### Available records
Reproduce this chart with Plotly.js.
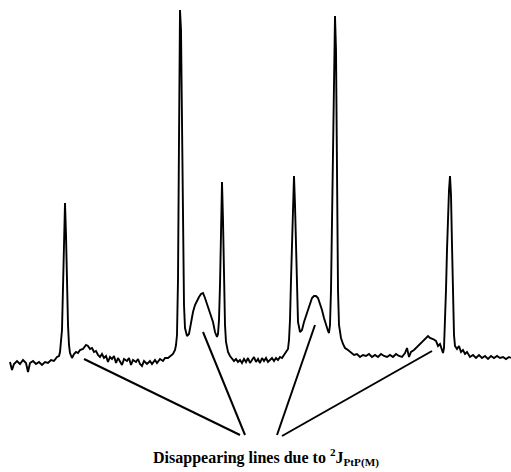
<!DOCTYPE html>
<html>
<head>
<meta charset="utf-8">
<script src="https://cdn.plot.ly/plotly-3.0.1.min.js"></script>
<style>html,body{margin:0;padding:0;background:#fff;}#chart{width:511px;height:472px;}</style>
</head>
<body>
<div id="chart"></div>
<script>
// Spectrum: chemical-shift position (arbitrary units, left to right) and intensity
const shift = [10,12,14,17,20,23,26,28,30,33,36,39,42,45,48,51,54,57,59,60,62,63,64,65,66,67,68,69,70,72,74,76,78,80,83,86,88,90,92,94,96,98,100,102,104,106,108,110,112,114,116,118,120,122,124,127,129,131,133,136,138,140,142,144,147,150,152,155,157,160,163,165,168,171,173,175,176,177,178,179,180,181,182,183,184,185,187,189,191,193,195,197,199,201,203,205,207,209,211,213,215,217,218,219,220,221,222,223,224,225,226,228,230,232,234,236,238,240,242,244,246,248,250,252,254,256,258,260,262,264,266,268,270,272,274,276,278,280,282,284,286,288,289,290,291,292,293,294,295,296,297,298,300,302,304,306,308,310,312,314,316,318,320,322,324,326,328,329,330,331,332,333,334,335,336,337,338,339,341,343,345,348,351,354,357,360,363,366,369,372,375,378,381,384,387,390,393,396,399,402,405,407,409,411,414,417,420,423,426,428,430,433,436,438,440,442,443,444,445,446,447,448,449,450,451,452,453,454,455,457,459,461,463,465,467,470,473,476,479,482,485,488,491,494,497,500,503,506,509,511];
const intensity = [110,102,108,111,108,112,109,100,109,111,108,110,107,110,109,112,111,115,116,120,142,182,232,269,237,187,147,127,119,114,118,120,119,122,123,127,126,123,124,120,121,117,115,118,114,116,110,115,113,116,109,114,111,107,113,111,114,107,112,110,113,108,106,111,108,111,108,112,109,113,111,114,114,116,118,122,127,137,192,332,462,442,342,222,167,144,136,138,150,160,167,172,175,178,179,174,168,162,156,150,140,135,138,152,187,242,290,252,187,147,130,120,116,114,111,113,110,112,109,113,110,114,109,112,115,110,113,109,114,111,114,110,112,114,111,114,112,115,114,117,119,123,132,152,192,237,277,296,267,217,177,150,140,142,150,156,164,170,174,176,176,174,169,162,154,146,141,139,147,182,252,352,432,456,422,292,182,147,134,128,124,122,119,117,118,115,117,116,118,115,117,115,118,116,115,117,115,118,116,115,119,124,115,120,122,125,128,131,134,136,134,133,131,126,128,122,119,124,147,182,222,257,282,296,277,227,172,137,126,123,126,120,122,118,120,115,117,114,117,114,116,113,116,114,116,114,115,113,115,114];

// Pointer lines to the disappearing lines (from spectrum feature to label)
const pointerFromX = [84, 203, 315, 432];
const pointerFromY = [113, 140, 147, 121];
const pointerToX = [240, 245, 277, 282];
const pointerToY = [37, 37, 37, 36];

const labelText = "<b>Disappearing lines due to <sup>2</sup>J<sub>PtP(M)</sub></b>";

const shapes = pointerFromX.map((x0, i) => ({
  type: 'line', xref: 'x', yref: 'y',
  x0: x0, y0: pointerFromY[i], x1: pointerToX[i], y1: pointerToY[i],
  line: {color: '#000', width: 2}
}));

const trace = {
  x: shift, y: intensity, type: 'scatter', mode: 'lines',
  line: {color: '#000', width: 1.9, shape: 'linear'},
  hoverinfo: 'skip'
};

const layout = {
  width: 511, height: 472,
  margin: {l: 0, r: 0, t: 0, b: 0},
  paper_bgcolor: '#fff', plot_bgcolor: '#fff',
  showlegend: false,
  xaxis: {range: [0, 511], visible: false, fixedrange: true},
  yaxis: {range: [0, 472], visible: false, fixedrange: true},
  shapes: shapes,
  annotations: [{
    x: 151, y: 15, xref: 'x', yref: 'y', xanchor: 'left', yanchor: 'middle',
    text: labelText, showarrow: false,
    font: {family: 'Liberation Serif, Times New Roman, serif', size: 16, color: '#000'}
  }]
};

Plotly.newPlot('chart', [trace], layout, {displayModeBar: false, staticPlot: true});
</script>
</body>
</html>
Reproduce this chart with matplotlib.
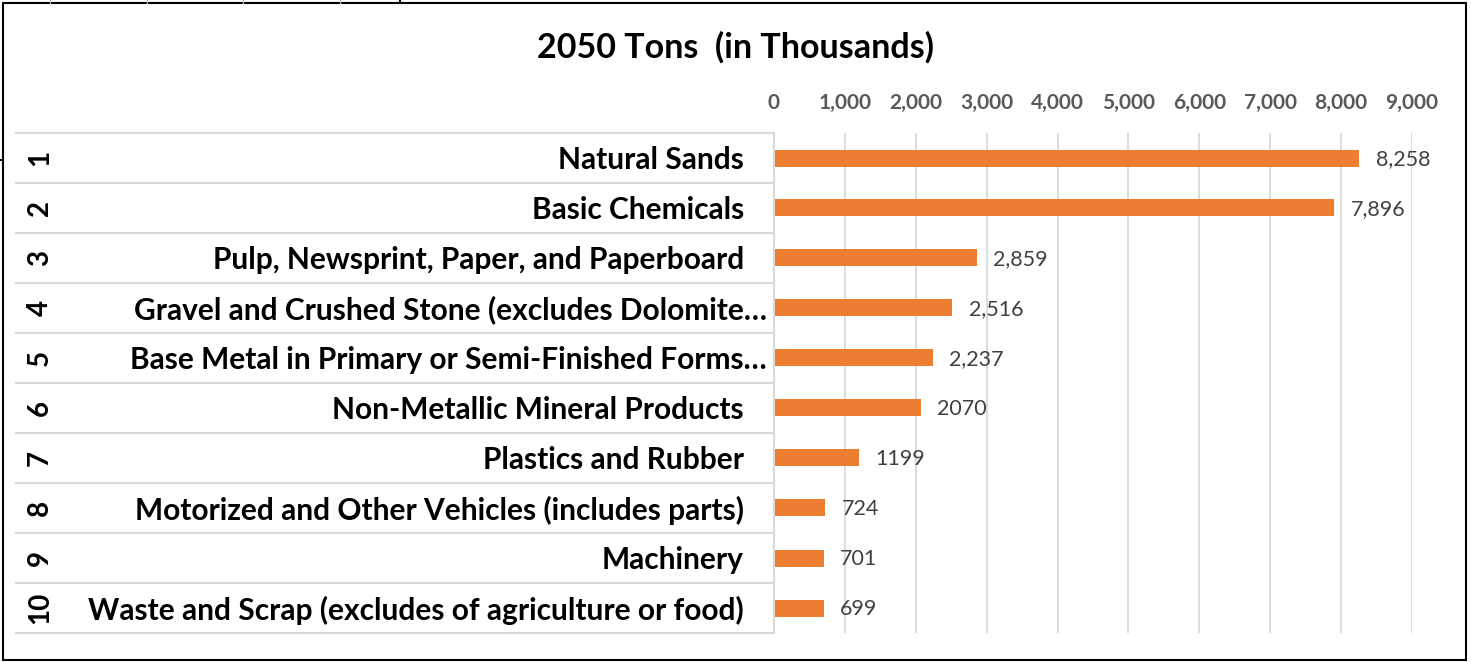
import numpy as np
import matplotlib

matplotlib.use("Agg")
import matplotlib.pyplot as plt
from matplotlib.lines import Line2D
from matplotlib.patches import Rectangle

W, H = 1471, 662

ranks = list(range(1, 11))
labels = [
    "Natural Sands",
    "Basic Chemicals",
    "Pulp, Newsprint, Paper, and Paperboard",
    "Gravel and Crushed Stone (excludes Dolomite\u2026",
    "Base Metal in Primary or Semi-Finished Forms\u2026",
    "Non-Metallic Mineral Products",
    "Plastics and Rubber",
    "Motorized and Other Vehicles (includes parts)",
    "Machinery",
    "Waste and Scrap (excludes of agriculture or food)",
]
values = [8258, 7896, 2859, 2516, 2237, 2070, 1199, 724, 701, 699]
value_text = ["8,258", "7,896", "2,859", "2,516", "2,237", "2070", "1199", "724", "701", "699"]
ticks = list(range(0, 10000, 1000))
title = "2050 Tons  (in Thousands)"

ORANGE = "#ED7D31"
GRID = "#d9d9d9"
FONT = "Lato"

plt.rcParams["font.family"] = [FONT, "DejaVu Sans"]


def fx(x):
    return x / W


def fy(y):
    return 1 - y / H


fig = plt.figure(figsize=(W / 100, H / 100), dpi=100)

# plot area in pixel coordinates
X0, X1, Y0, Y1 = 774, 1412, 133, 633
ax = fig.add_axes([fx(X0), fy(Y1), fx(X1) - fx(X0), fy(Y0) - fy(Y1)])
y = np.arange(len(values))
ax.barh(y, values, height=0.34, color=ORANGE, zorder=3)
ax.set_xlim(0, 9000)
ax.set_ylim(len(values) - 0.5, -0.5)
ax.set_xticks(ticks)
ax.set_xticklabels([f"{t:,}" for t in ticks])
ax.xaxis.tick_top()
ax.tick_params(axis="x", length=0, pad=14.5, labelsize=15, labelcolor="#595959")
for lbl in ax.get_xticklabels():
    lbl.set_fontweight("bold")
ax.set_yticks([])
ax.grid(axis="x", color=GRID, lw=1.3, zorder=0)
for s in ax.spines.values():
    s.set_visible(False)
for yi, v, t in zip(y, values, value_text):
    ax.annotate(t, (v, yi), xytext=(12, -1), textcoords="offset points",
                va="center", ha="left", fontsize=15.5, color="#404040")

# left table: row separators, right edge, rank numbers and category labels
rows = np.linspace(Y0, Y1, len(values) + 1)
for r in rows:
    fig.add_artist(Line2D([fx(16), fx(X0)], [fy(r), fy(r)], color=GRID, lw=1.5))
fig.add_artist(Line2D([fx(X0), fx(X0)], [fy(Y0), fy(Y1)], color=GRID, lw=1.5))
centers = (rows[:-1] + rows[1:]) / 2
for c, rk, lab in zip(centers, ranks, labels):
    fig.text(fx(40), fy(c), str(rk), rotation=90, ha="center", va="center",
             fontsize=20, fontweight="bold")
    xr = 767 if lab.endswith("\u2026") else 744
    fig.text(fx(xr), fy(c + 2), lab, ha="right", va="center", fontsize=21.5,
             fontweight="bold")

fig.text(0.5, fy(47), title, ha="center", va="center", fontsize=24.5,
         fontweight="bold")

# chart frame and stray cell-border marks
fig.add_artist(Rectangle((fx(3), fy(660)), fx(1466) - fx(3), fy(3) - fy(660),
                         fill=False, ec="black", lw=1.5))
for xm in (50, 147, 243, 340):
    fig.add_artist(Line2D([fx(xm), fx(xm)], [fy(0), fy(3)], color="#bbbbbb", lw=1))
fig.add_artist(Line2D([fx(400), fx(400)], [fy(0), fy(3)], color="black", lw=1.5))
fig.add_artist(Line2D([fx(0), fx(3)], [fy(160), fy(160)], color="black", lw=1.5))

fig.savefig("out.png", dpi=100)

### What the exercise asks
Copy exactly, and copy only, the lines from the one with "Reproduce this chart with matplotlib." to the one with "W, H = 1471, 662", ends included. Pictures are not part of the copy.

### Response
Reproduce this chart with matplotlib.
import numpy as np
import matplotlib

matplotlib.use("Agg")
import matplotlib.pyplot as plt
from matplotlib.lines import Line2D
from matplotlib.patches import Rectangle

W, H = 1471, 662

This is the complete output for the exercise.